## Material

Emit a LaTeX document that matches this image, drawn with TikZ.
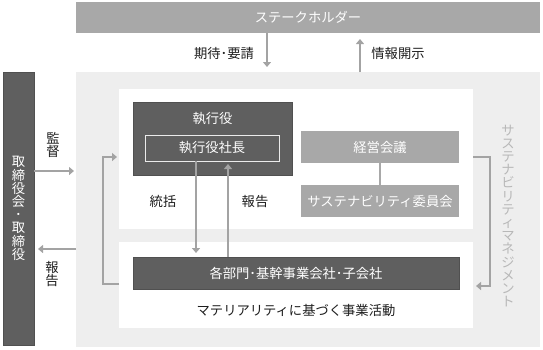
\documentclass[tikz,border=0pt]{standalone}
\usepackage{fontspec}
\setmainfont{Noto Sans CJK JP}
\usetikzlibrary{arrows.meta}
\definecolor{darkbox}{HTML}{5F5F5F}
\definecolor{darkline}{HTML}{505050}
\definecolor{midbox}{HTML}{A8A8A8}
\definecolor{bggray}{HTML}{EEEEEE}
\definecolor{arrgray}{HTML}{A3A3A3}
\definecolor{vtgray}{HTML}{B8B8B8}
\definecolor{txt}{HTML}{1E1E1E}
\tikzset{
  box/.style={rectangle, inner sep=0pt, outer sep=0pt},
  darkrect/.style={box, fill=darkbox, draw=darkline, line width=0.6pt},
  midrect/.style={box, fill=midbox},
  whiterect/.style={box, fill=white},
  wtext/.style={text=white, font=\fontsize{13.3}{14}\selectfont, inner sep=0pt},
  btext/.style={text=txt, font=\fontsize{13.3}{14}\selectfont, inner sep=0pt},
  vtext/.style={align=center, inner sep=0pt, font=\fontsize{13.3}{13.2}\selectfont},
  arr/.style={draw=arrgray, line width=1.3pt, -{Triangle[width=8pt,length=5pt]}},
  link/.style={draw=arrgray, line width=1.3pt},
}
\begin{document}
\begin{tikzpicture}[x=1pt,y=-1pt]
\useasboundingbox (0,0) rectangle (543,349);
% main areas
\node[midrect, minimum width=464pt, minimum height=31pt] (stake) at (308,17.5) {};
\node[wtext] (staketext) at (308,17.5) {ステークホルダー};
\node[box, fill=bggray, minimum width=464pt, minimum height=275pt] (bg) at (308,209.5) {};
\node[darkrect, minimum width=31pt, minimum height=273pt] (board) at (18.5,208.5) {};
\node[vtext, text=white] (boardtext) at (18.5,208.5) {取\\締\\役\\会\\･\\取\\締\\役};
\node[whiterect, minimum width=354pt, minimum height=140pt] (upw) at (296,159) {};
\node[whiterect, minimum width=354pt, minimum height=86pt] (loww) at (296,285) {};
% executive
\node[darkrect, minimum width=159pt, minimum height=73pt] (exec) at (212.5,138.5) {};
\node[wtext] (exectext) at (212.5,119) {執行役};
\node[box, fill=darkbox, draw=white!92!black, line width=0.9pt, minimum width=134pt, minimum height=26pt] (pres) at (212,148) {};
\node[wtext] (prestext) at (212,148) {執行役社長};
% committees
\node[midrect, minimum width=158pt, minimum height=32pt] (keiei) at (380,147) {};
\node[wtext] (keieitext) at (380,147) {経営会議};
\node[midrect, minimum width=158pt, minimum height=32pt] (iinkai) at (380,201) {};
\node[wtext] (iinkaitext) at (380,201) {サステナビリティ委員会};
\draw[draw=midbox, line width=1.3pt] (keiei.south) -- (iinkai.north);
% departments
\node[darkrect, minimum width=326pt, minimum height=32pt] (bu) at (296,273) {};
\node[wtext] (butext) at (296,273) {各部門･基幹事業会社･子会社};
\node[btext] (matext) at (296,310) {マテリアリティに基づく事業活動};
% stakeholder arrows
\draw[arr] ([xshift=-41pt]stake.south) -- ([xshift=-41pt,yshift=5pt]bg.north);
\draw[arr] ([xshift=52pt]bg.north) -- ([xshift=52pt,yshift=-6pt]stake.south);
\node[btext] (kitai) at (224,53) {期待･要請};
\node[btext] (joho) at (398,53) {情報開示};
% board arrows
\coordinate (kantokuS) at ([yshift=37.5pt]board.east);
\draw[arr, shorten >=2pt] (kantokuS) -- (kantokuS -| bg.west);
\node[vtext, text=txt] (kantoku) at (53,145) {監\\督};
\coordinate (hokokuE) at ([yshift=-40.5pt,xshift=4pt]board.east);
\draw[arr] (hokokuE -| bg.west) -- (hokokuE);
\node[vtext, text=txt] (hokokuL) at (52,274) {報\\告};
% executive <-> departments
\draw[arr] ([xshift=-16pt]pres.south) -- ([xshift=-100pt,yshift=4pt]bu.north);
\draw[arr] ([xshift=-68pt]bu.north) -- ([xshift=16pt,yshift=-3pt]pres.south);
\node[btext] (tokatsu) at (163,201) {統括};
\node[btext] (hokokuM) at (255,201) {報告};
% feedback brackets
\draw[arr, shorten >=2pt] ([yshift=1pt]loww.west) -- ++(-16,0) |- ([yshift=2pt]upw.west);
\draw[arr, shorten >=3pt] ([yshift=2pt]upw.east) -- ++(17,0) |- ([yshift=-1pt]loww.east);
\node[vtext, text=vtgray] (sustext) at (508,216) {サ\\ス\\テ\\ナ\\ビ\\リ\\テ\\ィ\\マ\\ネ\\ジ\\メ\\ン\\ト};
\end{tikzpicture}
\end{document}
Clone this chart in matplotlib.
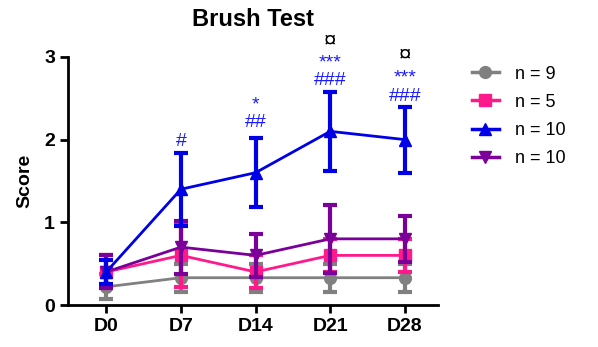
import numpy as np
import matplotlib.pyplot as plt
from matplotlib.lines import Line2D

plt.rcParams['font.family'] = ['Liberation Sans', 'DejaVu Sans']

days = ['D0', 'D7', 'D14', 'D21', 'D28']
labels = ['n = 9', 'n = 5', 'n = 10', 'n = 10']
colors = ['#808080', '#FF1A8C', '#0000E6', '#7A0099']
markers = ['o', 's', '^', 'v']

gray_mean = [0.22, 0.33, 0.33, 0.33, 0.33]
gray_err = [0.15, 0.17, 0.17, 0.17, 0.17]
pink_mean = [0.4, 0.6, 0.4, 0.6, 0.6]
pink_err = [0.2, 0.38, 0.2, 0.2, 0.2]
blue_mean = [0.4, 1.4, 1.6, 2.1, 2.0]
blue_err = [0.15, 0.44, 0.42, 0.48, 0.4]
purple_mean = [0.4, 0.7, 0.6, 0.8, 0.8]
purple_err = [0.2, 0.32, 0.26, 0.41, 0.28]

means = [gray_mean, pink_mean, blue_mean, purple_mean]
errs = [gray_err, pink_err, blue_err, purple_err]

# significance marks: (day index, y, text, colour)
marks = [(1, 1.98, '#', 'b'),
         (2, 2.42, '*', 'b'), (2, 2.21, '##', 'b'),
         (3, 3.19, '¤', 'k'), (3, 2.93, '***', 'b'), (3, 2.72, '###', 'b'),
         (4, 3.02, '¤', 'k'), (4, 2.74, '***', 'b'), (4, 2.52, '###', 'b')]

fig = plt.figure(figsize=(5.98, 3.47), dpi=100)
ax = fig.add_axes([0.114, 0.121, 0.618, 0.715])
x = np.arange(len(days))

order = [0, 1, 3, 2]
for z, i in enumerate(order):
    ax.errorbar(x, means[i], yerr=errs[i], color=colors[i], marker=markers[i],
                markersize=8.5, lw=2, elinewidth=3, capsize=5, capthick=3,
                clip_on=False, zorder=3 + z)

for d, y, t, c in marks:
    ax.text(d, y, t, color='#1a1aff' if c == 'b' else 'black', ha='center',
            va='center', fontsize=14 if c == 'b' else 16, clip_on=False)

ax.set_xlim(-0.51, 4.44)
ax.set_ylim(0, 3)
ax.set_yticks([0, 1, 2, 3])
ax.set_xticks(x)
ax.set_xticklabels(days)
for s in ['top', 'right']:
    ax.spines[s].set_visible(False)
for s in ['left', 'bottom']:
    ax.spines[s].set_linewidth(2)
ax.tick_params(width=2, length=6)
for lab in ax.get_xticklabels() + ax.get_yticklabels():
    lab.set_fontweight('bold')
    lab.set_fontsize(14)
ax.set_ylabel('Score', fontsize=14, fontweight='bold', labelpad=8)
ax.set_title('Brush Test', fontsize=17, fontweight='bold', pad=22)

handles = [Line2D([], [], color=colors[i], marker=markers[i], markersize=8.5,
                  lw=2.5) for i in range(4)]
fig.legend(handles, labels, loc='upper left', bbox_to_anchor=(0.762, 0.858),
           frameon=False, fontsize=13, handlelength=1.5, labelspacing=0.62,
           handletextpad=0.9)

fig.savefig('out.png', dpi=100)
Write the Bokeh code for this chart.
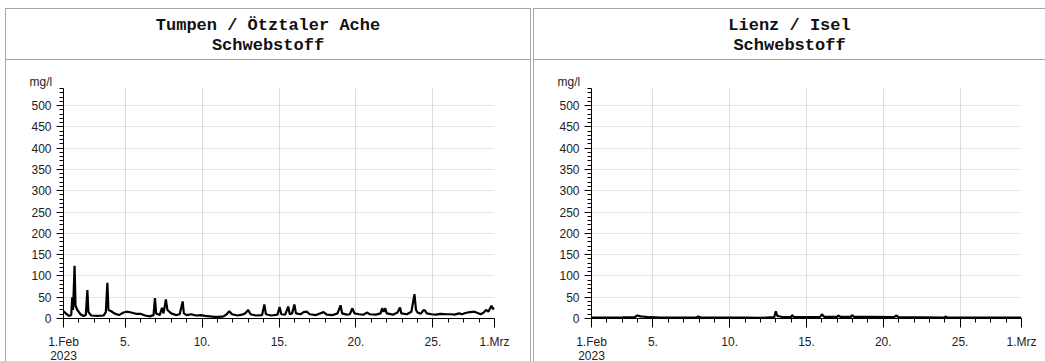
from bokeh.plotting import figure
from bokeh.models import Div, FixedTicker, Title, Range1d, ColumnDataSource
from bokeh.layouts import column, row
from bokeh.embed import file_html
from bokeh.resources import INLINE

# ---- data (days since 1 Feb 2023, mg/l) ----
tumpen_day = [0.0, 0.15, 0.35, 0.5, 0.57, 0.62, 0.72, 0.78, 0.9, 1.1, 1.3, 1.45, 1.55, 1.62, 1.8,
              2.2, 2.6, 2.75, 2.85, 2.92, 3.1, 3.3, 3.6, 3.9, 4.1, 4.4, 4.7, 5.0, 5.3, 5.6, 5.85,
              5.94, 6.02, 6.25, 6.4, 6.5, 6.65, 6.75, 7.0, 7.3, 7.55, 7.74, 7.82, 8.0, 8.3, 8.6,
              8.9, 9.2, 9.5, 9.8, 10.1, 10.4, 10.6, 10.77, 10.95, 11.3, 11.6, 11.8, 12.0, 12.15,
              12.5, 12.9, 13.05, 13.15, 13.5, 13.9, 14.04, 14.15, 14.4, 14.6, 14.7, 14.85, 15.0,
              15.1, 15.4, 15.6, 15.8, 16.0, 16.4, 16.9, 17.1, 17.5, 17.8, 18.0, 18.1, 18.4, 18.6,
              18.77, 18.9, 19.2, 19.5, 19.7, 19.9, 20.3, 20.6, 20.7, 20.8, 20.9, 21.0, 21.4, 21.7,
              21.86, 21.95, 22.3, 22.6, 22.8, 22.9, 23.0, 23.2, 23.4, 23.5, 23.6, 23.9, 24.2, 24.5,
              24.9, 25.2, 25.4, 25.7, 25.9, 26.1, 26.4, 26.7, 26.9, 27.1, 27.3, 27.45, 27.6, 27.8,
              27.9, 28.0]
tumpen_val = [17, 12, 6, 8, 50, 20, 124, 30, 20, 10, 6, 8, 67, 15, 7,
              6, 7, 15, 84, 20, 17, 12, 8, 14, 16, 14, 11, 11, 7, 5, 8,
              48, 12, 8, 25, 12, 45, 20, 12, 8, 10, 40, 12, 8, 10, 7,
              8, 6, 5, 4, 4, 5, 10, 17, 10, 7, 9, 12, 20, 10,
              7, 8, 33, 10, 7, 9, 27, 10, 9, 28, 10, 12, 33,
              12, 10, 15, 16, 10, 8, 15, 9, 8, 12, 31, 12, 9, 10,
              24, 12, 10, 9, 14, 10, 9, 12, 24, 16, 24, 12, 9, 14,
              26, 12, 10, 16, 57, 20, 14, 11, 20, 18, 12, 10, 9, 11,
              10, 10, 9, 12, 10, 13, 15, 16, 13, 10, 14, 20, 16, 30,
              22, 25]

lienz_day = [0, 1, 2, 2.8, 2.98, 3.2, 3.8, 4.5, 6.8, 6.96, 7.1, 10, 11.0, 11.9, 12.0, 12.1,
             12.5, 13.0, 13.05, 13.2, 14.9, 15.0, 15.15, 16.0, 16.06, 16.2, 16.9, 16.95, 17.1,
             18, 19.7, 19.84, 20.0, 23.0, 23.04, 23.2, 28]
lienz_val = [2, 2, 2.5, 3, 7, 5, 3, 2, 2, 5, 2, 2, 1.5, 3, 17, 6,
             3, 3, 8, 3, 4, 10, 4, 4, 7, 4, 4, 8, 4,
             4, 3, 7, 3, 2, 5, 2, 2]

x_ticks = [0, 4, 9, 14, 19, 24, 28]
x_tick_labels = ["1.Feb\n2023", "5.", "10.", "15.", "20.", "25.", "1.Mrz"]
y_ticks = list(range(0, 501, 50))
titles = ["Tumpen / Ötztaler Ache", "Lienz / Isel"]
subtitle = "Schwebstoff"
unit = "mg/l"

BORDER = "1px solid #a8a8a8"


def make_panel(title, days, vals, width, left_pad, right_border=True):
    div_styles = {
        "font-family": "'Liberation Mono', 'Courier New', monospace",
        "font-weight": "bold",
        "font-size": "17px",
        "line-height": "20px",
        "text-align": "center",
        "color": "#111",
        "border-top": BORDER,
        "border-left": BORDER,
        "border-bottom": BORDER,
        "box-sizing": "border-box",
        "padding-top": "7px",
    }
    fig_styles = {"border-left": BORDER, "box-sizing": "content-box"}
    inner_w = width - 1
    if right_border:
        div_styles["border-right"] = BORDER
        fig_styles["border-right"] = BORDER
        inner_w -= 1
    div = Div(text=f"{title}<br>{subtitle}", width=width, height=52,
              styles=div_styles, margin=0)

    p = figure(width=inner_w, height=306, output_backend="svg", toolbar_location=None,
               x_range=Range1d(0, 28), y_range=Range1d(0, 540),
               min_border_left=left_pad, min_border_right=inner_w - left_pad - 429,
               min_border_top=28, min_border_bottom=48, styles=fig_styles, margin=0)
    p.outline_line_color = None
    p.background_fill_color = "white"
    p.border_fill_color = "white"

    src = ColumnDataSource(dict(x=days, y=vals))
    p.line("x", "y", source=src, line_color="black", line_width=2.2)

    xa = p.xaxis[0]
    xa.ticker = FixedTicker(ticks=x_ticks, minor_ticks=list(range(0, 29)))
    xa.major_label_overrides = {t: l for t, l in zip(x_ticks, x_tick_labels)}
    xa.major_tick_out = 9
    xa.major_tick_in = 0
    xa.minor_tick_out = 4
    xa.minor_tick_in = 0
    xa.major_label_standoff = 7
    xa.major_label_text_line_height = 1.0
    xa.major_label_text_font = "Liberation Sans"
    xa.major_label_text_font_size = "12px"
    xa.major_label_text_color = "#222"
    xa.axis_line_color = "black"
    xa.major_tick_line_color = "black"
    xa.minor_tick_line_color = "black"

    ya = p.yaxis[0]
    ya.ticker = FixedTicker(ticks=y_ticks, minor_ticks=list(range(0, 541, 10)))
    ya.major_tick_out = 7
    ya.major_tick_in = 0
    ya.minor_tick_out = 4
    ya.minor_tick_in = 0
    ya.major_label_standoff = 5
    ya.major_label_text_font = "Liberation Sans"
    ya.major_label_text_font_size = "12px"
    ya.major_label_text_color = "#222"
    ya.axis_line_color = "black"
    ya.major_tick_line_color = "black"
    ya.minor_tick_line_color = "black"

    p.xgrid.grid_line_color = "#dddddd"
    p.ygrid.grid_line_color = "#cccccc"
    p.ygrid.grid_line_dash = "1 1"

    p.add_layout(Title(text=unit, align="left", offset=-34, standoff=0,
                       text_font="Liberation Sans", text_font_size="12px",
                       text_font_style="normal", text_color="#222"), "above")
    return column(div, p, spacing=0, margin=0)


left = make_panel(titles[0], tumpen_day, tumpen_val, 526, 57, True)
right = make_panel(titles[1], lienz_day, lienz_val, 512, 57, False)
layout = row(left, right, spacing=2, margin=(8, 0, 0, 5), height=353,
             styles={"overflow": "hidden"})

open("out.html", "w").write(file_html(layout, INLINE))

## Task to carry out
Make an exact copy of the lines from the one containing "Write the Bokeh code for this chart." to the one containing "from bokeh.resources import INLINE", keeping both and leaving out every picture.

## Written solution
Write the Bokeh code for this chart.
from bokeh.plotting import figure
from bokeh.models import Div, FixedTicker, Title, Range1d, ColumnDataSource
from bokeh.layouts import column, row
from bokeh.embed import file_html
from bokeh.resources import INLINE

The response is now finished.